Aim:
Shown below is a listing with pictures; reproduce exactly, and only, the lines between the ones containing "What matplotlib code" and "plt.rcParams['font.family'] = ['Liberation", inclusive, leaving the pictures out.

Data rows:
- - - - - - -

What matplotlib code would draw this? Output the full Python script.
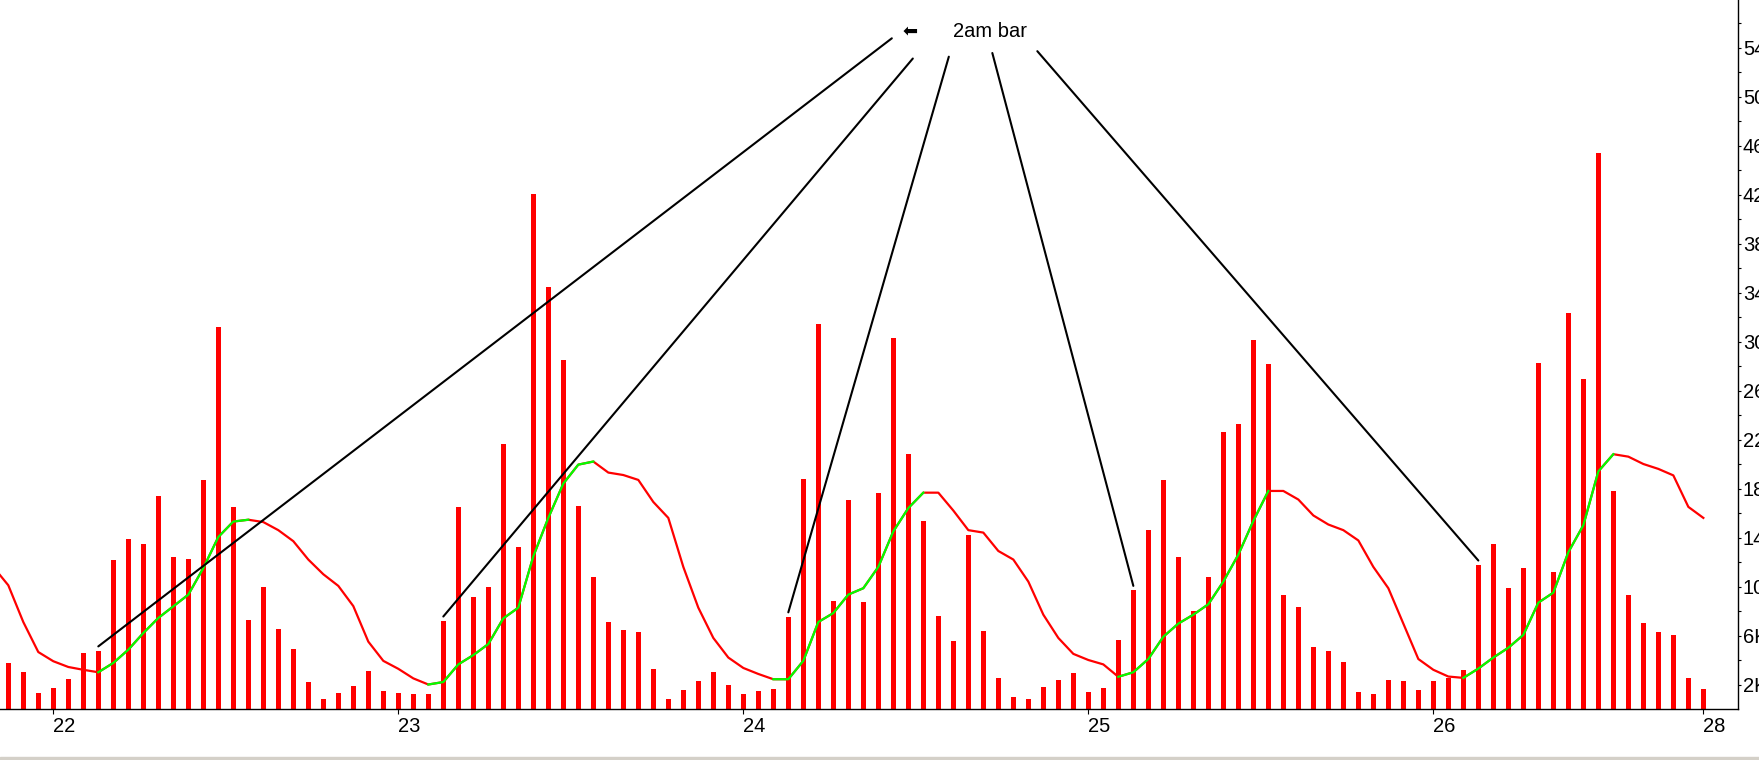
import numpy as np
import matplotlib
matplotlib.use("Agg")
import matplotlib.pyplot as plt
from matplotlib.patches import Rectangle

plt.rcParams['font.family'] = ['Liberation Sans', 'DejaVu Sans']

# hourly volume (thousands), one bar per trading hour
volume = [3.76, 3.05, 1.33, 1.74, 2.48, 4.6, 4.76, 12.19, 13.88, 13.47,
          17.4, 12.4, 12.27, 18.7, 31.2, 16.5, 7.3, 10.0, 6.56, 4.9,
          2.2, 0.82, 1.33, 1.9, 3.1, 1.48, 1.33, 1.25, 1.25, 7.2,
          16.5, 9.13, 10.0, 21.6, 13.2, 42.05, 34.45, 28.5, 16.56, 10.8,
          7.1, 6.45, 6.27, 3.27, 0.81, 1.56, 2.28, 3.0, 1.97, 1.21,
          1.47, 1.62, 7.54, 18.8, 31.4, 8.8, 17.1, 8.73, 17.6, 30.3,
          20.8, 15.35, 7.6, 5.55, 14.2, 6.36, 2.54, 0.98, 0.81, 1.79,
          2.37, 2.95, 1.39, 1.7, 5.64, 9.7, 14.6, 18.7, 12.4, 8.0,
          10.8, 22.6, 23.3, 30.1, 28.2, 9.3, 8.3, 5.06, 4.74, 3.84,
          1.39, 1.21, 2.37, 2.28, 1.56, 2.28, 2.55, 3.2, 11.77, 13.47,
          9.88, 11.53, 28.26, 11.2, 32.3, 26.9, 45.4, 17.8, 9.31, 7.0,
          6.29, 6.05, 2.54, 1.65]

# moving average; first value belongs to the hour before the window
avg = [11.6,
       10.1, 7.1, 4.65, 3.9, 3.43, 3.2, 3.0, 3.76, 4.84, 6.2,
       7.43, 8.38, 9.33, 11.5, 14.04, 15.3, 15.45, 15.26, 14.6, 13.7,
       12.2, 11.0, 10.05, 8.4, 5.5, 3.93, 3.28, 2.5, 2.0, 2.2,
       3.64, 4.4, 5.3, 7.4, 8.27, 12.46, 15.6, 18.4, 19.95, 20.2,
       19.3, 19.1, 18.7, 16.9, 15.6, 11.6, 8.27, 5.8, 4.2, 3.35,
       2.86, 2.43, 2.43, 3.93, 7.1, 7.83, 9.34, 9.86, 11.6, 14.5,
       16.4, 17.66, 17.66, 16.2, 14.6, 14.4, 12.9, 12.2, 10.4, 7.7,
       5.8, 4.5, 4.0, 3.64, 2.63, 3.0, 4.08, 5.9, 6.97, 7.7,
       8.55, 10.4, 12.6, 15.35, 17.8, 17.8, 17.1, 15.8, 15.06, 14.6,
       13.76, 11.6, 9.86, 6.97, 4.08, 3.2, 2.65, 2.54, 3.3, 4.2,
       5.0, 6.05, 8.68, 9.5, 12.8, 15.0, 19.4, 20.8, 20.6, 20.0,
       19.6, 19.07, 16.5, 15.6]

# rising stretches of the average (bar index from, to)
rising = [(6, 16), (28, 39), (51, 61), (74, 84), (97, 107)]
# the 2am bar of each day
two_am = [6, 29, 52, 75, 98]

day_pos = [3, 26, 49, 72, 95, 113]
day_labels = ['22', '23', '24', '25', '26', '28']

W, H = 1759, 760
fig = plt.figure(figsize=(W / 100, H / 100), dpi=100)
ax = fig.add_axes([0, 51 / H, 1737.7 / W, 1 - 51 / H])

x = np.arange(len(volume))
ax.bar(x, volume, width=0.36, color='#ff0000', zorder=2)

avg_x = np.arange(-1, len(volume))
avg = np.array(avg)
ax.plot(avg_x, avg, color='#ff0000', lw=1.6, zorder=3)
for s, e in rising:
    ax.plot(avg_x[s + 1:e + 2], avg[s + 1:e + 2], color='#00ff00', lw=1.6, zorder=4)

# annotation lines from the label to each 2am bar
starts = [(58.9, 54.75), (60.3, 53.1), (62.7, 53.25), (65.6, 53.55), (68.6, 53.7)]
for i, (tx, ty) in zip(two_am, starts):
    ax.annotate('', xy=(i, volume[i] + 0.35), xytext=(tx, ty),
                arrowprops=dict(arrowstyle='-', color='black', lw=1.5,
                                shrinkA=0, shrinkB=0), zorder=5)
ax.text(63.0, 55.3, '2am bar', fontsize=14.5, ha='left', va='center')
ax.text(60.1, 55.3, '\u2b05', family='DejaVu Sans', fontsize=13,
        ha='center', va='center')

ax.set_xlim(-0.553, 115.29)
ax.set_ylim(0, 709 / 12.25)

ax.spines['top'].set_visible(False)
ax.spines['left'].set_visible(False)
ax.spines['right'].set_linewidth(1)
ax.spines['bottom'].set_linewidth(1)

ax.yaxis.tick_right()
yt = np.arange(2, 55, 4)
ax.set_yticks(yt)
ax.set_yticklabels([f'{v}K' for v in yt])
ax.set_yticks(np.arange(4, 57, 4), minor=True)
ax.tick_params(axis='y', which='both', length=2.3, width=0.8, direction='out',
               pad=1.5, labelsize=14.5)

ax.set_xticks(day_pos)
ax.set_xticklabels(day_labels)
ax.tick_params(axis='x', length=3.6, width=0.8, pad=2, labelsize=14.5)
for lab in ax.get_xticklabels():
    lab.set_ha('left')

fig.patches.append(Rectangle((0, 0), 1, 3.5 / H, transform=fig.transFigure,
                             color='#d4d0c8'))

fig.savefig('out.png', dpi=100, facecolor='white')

- - - - - - -

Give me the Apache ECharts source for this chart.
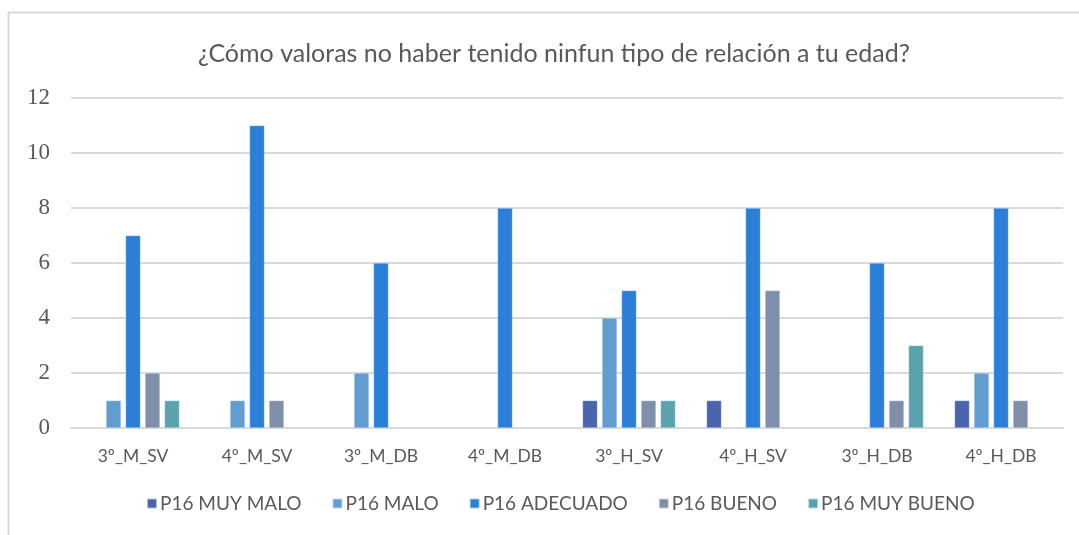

- - - - - - -

Exercise response:
What matplotlib code would draw this? Output the full Python script.
import numpy as np
import matplotlib
matplotlib.use("Agg")
import matplotlib.pyplot as plt
from matplotlib.patches import Rectangle

plt.rcParams['font.family'] = ['Liberation Sans', 'DejaVu Sans']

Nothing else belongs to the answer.